ILLEGAL BLOCKING…(NOT FOOTBALL RELATED)

Police in a high-crime area followed a car with four African-American occupants and out-of-state tags onto private property and then blocked the car’s exit. Police questioned the driver and asked him to lift his shirt and consent to a pat-down search. The Trial Court denied defendant’s motion to suppress this evidence, reasoning that the initial encounter – prior to the discovery of the traffic violation – was consensual and therefore did not infringe on defendant’s Fourth Amendment rights (which guards against unreasonable searches and seizures). The Appeals Court concluded that because a reasonable person in defendant’s position would not have felt free to terminate the initial encounter with the officers, the Trial Court’s decision must be reversed. The fact that this was not a routine encounter, but one targeted at the defendant seemed particularly significant given the fact that the officers blocked in defendant’s car to effectuate the encounter. The court found that the police had seized not only the passenger who remained in the car but also the driver who had left it.

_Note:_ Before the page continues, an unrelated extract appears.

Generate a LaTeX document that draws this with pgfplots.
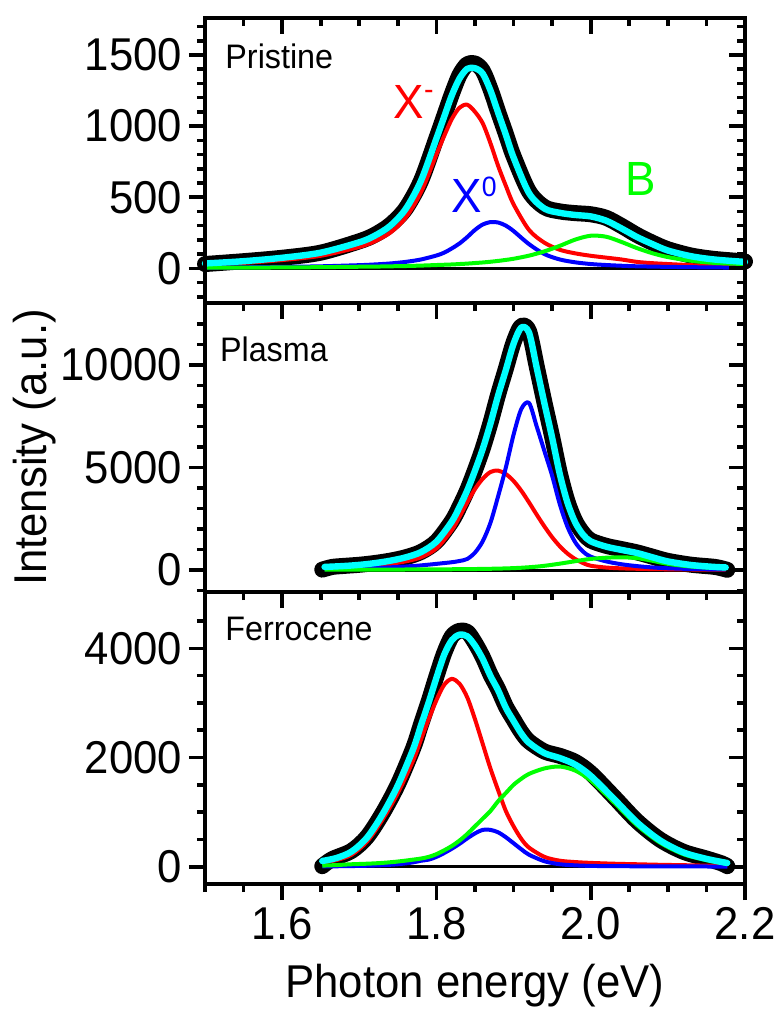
\documentclass[border=0pt]{standalone}
\usepackage{fontspec}
\setmainfont{Liberation Sans}[FakeStretch=0.95]
\usepackage{pgfplots}
\pgfplotsset{compat=1.18}
\definecolor{cR}{RGB}{255,0,0}
\definecolor{cB}{RGB}{0,0,255}
\definecolor{cG}{RGB}{0,255,0}
\definecolor{cC}{RGB}{0,255,255}
\pgfplotsset{
  base/.style={width=270pt, scale only axis, xmin=1.5, xmax=2.2, clip=false,
    axis line style={line width=2pt},
    every tick/.style={black, line width=1.8pt},
    major tick length=8pt, minor tick length=4pt,
    xtick={1.6,1.8,2.0,2.2}, minor xtick={1.5,1.55,...,2.2},
    tick label style={font=\fontsize{23}{27}\selectfont},
    label style={font=\fontsize{23}{27}\selectfont},
    /pgf/number format/assume math mode=true,
    scaled ticks=false},
  outer/.style={base, tick align=outside, xtick pos=left, ytick pos=left},
  inner/.style={base, tick align=inside, xtick pos=right, ytick pos=right, xticklabels={}, yticklabels={}},
  p1/.style={ymin=-244, ymax=1760, height=142.5pt, ytick={0,500,1000,1500}, minor ytick={-200,-100,...,1700}},
  p2/.style={ymin=-1073, ymax=13024, height=144.5pt, ytick={0,5000,10000}, minor ytick={-1000,0,...,12000}},
  p3/.style={ymin=-317, ymax=5031, height=146pt, ytick={0,2000,4000}, minor ytick={0,500,...,4500}},
  dat/.style={black, line width=8pt, smooth, line join=round, line cap=round},
  fit/.style={cC, line width=3.2pt, smooth, line join=round, line cap=round},
  comp/.style={line width=2pt, smooth, line join=round},
  zer/.style={black, line width=1.5pt},
}
\begin{document}
\begin{tikzpicture}
\path[use as bounding box] (-102.5pt,9pt) rectangle (286pt,-496.5pt);
% ---------------- Panel 1: Pristine
\begin{axis}[outer, p1, at={(0pt,0pt)}, anchor=north west, xticklabels={}, yticklabels={0,500,1000,1500}]
\addplot[zer] coordinates {(1.5,0) (2.2,0)};
\addplot[dat] coordinates {(1.50,30) (1.55,50) (1.60,74) (1.65,110) (1.70,190) (1.72,235) (1.74,305) (1.76,418) (1.78,615) (1.80,915) (1.81,1070) (1.82,1225) (1.83,1360) (1.84,1435) (1.85,1440) (1.86,1390) (1.87,1260) (1.88,1100) (1.89,945) (1.90,788) (1.92,540) (1.94,430) (1.96,400) (1.98,388) (2.00,380) (2.02,355) (2.04,298) (2.06,234) (2.08,180) (2.10,134) (2.13,90) (2.16,66) (2.20,48)};
\addplot[comp, cR] coordinates {(1.50,25) (1.55,38) (1.60,58) (1.65,88) (1.70,150) (1.72,190) (1.74,250) (1.76,355) (1.78,535) (1.80,800) (1.81,930) (1.82,1050) (1.83,1130) (1.84,1150) (1.85,1100) (1.86,1020) (1.87,880) (1.88,720) (1.89,580) (1.90,450) (1.92,270) (1.94,180) (1.96,130) (1.98,105) (2.00,88) (2.02,75) (2.04,62) (2.06,45) (2.08,36) (2.10,30) (2.13,22) (2.16,16) (2.20,10)};
\addplot[comp, cB] coordinates {(1.50,5) (1.55,7) (1.60,10) (1.65,14) (1.70,22) (1.72,27) (1.74,34) (1.76,45) (1.78,62) (1.80,90) (1.81,110) (1.82,140) (1.83,175) (1.84,220) (1.85,270) (1.86,308) (1.87,325) (1.88,322) (1.89,300) (1.90,262) (1.92,170) (1.94,100) (1.96,62) (1.98,42) (2.00,30) (2.02,23) (2.04,18) (2.06,14) (2.08,12) (2.10,10) (2.13,8) (2.16,6) (2.20,5)};
\addplot[comp, cG] coordinates {(1.50,4) (1.55,5) (1.60,6) (1.65,8) (1.70,11) (1.72,12) (1.74,14) (1.76,16) (1.78,19) (1.80,23) (1.81,25) (1.82,27) (1.83,30) (1.84,33) (1.85,37) (1.86,41) (1.87,46) (1.88,52) (1.89,59) (1.90,67) (1.92,89) (1.94,119) (1.96,158) (1.98,202) (2.00,229) (2.02,222) (2.04,185) (2.06,142) (2.08,106) (2.10,79) (2.13,53) (2.16,38) (2.20,30)};
\addplot[fit] coordinates {(1.50,34) (1.55,50) (1.60,74) (1.65,110) (1.70,183) (1.72,229) (1.74,298) (1.76,416) (1.78,616) (1.80,913) (1.81,1065) (1.82,1217) (1.83,1335) (1.84,1403) (1.85,1407) (1.86,1369) (1.87,1251) (1.88,1094) (1.89,939) (1.90,779) (1.92,529) (1.94,420) (1.96,390) (1.98,375) (2.00,365) (2.02,335) (2.04,280) (2.06,220) (2.08,170) (2.10,125) (2.13,85) (2.16,62) (2.20,45)};
\node[anchor=west, inner sep=0pt, font=\fontsize{17}{20}\selectfont] at (axis cs:1.526,1489) {Pristine};
\node[anchor=base west, inner sep=0pt, text=cR, font=\fontsize{24}{28}\selectfont] at (axis cs:1.744,1056) {X\raisebox{9.5pt}{\fontsize{15}{15}\selectfont -}};
\node[anchor=base west, inner sep=0pt, text=cB, font=\fontsize{24}{28}\selectfont] at (axis cs:1.819,394) {X\raisebox{8pt}{\fontsize{14}{14}\selectfont 0}};
\node[anchor=base west, inner sep=0pt, text=cG, font=\fontsize{24}{28}\selectfont] at (axis cs:2.044,514) {B};
\end{axis}
\begin{axis}[inner, p1, at={(0pt,0pt)}, anchor=north west]
\end{axis}
% ---------------- Panel 2: Plasma
\begin{axis}[outer, p2, at={(0pt,-142.5pt)}, anchor=north west, xticklabels={}, yticklabels={0,5000,10000},
  ylabel={Intensity (a.u.)}, ylabel style={at={(axis description cs:-0.315,0.5)}, anchor=center}]
\addplot[zer] coordinates {(1.652,0) (2.177,0)};
\addplot[dat] coordinates {(1.652,20) (1.665,150) (1.68,200) (1.70,255) (1.72,340) (1.74,455) (1.76,620) (1.78,880) (1.80,1390) (1.82,2380) (1.83,3090) (1.84,3900) (1.85,4870) (1.86,5930) (1.87,7170) (1.88,8560) (1.89,9820) (1.90,11100) (1.91,11900) (1.92,11650) (1.93,9930) (1.94,8180) (1.95,6500) (1.96,4720) (1.97,3330) (1.98,2380) (1.99,1800) (2.00,1440) (2.02,1180) (2.04,1020) (2.06,860) (2.08,650) (2.10,445) (2.13,260) (2.16,155) (2.172,60) (2.177,10)};
\addplot[comp, cR] coordinates {(1.655,90) (1.68,120) (1.70,155) (1.72,215) (1.74,300) (1.76,420) (1.78,620) (1.80,1050) (1.82,1950) (1.83,2600) (1.84,3300) (1.85,3950) (1.86,4450) (1.87,4780) (1.88,4850) (1.89,4680) (1.90,4345) (1.91,3867) (1.92,3300) (1.93,2700) (1.94,2125) (1.95,1600) (1.96,1155) (1.97,800) (1.98,533) (1.99,339) (2.00,208) (2.02,120) (2.04,80) (2.06,60) (2.08,45) (2.10,35) (2.13,25) (2.16,20) (2.175,18)};
\addplot[comp, cB] coordinates {(1.655,45) (1.68,60) (1.70,78) (1.72,100) (1.74,130) (1.76,170) (1.78,225) (1.80,300) (1.82,380) (1.83,440) (1.84,540) (1.85,850) (1.86,1400) (1.87,2300) (1.88,3600) (1.89,5000) (1.90,6600) (1.91,7850) (1.92,8150) (1.93,7000) (1.94,5800) (1.95,4600) (1.96,3200) (1.97,2100) (1.98,1350) (1.99,900) (2.00,650) (2.02,420) (2.04,280) (2.06,190) (2.08,125) (2.10,85) (2.13,50) (2.16,32) (2.175,28)};
\addplot[comp, cG] coordinates {(1.655,15) (1.68,15) (1.70,18) (1.72,20) (1.74,22) (1.76,25) (1.78,28) (1.80,32) (1.82,37) (1.83,40) (1.84,44) (1.85,48) (1.86,53) (1.87,60) (1.88,68) (1.89,78) (1.90,92) (1.91,110) (1.92,135) (1.93,165) (1.94,205) (1.95,255) (1.96,310) (1.97,370) (1.98,430) (1.99,490) (2.00,540) (2.02,600) (2.04,620) (2.06,580) (2.08,450) (2.10,300) (2.13,170) (2.16,100) (2.175,80)};
\addplot[fit] coordinates {(1.655,150) (1.68,195) (1.70,251) (1.72,335) (1.74,452) (1.76,615) (1.78,873) (1.80,1382) (1.82,2367) (1.83,3080) (1.84,3884) (1.85,4848) (1.86,5903) (1.87,7140) (1.88,8518) (1.89,9758) (1.90,11037) (1.91,11827) (1.92,11585) (1.93,9865) (1.94,8130) (1.95,6455) (1.96,4665) (1.97,3270) (1.98,2313) (1.99,1729) (2.00,1398) (2.02,1140) (2.04,980) (2.06,830) (2.08,620) (2.10,420) (2.13,245) (2.16,152) (2.175,126)};
\node[anchor=west, inner sep=0pt, font=\fontsize{17}{20}\selectfont] at (axis cs:1.519,10780) {Plasma};
\end{axis}
\begin{axis}[inner, p2, at={(0pt,-142.5pt)}, anchor=north west]
\end{axis}
% ---------------- Panel 3: Ferrocene
\begin{axis}[outer, p3, at={(0pt,-287pt)}, anchor=north west, xticklabels={1.6,1.8,2.0,2.2}, yticklabels={0,2000,4000},
  xlabel={Photon energy (eV)}, xlabel style={at={(axis description cs:0.5,-0.349)}, anchor=center}]
\addplot[zer] coordinates {(1.652,0) (2.177,0)};
\addplot[dat] coordinates {(1.652,10) (1.665,140) (1.69,290) (1.71,545) (1.73,975) (1.75,1505) (1.77,2175) (1.78,2605) (1.79,3030) (1.80,3485) (1.81,3910) (1.82,4220) (1.83,4320) (1.84,4300) (1.85,4100) (1.86,3840) (1.87,3520) (1.88,3250) (1.89,2935) (1.90,2695) (1.91,2465) (1.92,2295) (1.94,2110) (1.96,2030) (1.98,1920) (2.00,1715) (2.03,1280) (2.06,835) (2.09,495) (2.12,275) (2.15,150) (2.17,60) (2.177,10)};
\addplot[comp, cR] coordinates {(1.652,80) (1.67,120) (1.69,220) (1.71,460) (1.73,860) (1.75,1350) (1.77,1950) (1.78,2330) (1.79,2700) (1.80,3050) (1.81,3330) (1.82,3440) (1.83,3350) (1.84,3100) (1.85,2700) (1.86,2250) (1.87,1800) (1.88,1400) (1.89,1020) (1.90,740) (1.91,510) (1.92,350) (1.94,180) (1.96,110) (1.98,85) (2.00,70) (2.03,55) (2.06,45) (2.09,35) (2.12,28) (2.15,20) (2.177,15)};
\addplot[comp, cB] coordinates {(1.652,5) (1.67,8) (1.69,12) (1.71,18) (1.73,28) (1.75,45) (1.77,80) (1.78,110) (1.79,130) (1.80,180) (1.81,250) (1.82,330) (1.83,420) (1.84,520) (1.85,610) (1.86,675) (1.87,675) (1.88,630) (1.89,540) (1.90,430) (1.91,320) (1.92,220) (1.94,100) (1.96,45) (1.98,25) (2.00,15) (2.03,10) (2.06,8) (2.09,6) (2.12,5) (2.15,4) (2.177,3)};
\addplot[comp, cG] coordinates {(1.652,20) (1.67,30) (1.69,45) (1.71,55) (1.73,70) (1.75,95) (1.77,130) (1.78,150) (1.79,180) (1.80,230) (1.81,300) (1.82,380) (1.83,480) (1.84,600) (1.85,740) (1.86,880) (1.87,1020) (1.88,1200) (1.89,1350) (1.90,1500) (1.91,1610) (1.92,1700) (1.94,1800) (1.96,1835) (1.98,1760) (2.00,1580) (2.03,1180) (2.06,760) (2.09,440) (2.12,230) (2.15,120) (2.177,50)};
\addplot[fit] coordinates {(1.652,105) (1.67,158) (1.69,277) (1.71,533) (1.73,958) (1.75,1490) (1.77,2160) (1.78,2590) (1.79,3010) (1.80,3460) (1.81,3880) (1.82,4150) (1.83,4250) (1.84,4220) (1.85,4050) (1.86,3805) (1.87,3495) (1.88,3230) (1.89,2910) (1.90,2670) (1.91,2440) (1.92,2270) (1.94,2080) (1.96,1990) (1.98,1870) (2.00,1665) (2.03,1245) (2.06,813) (2.09,481) (2.12,263) (2.15,144) (2.177,68)};
\node[anchor=west, inner sep=0pt, font=\fontsize{17}{20}\selectfont] at (axis cs:1.526,4352) {Ferrocene};
\end{axis}
\begin{axis}[inner, p3, at={(0pt,-287pt)}, anchor=north west]
\end{axis}
\end{tikzpicture}
\end{document}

When an officer blocks a defendant’s car from leaving the scene, particularly when, as here, the officer has followed the car, the officer demonstrates a greater show of authority than does an officer who just happens to be on the scene and engages a citizen in conversation. Further, when the officers approached defendant, they did not ask if they could speak with him. Under the circumstances of this case, the Appeals Court concluded a reasonable person would not have felt free to walk away and ignore the officer’s nearly immediate “requests” that the person lift his shirt and then submit to a pat down search. Although the uniformed officers did not draw their holstered weapons or use a threatening tone, these circumstances would suggest to a reasonable person that the officers were not treating the encounter as routine, but were targeting defendant because he was engaged in “illegal activity.” The Appeals Court determined this violated the driver’s Fourth Amendment rights and reversed the Trial Court’s refusal to suppress a firearm and marijuana found by police. Without the marijuana and the firearm being admitted into evidence the defendant prevailed.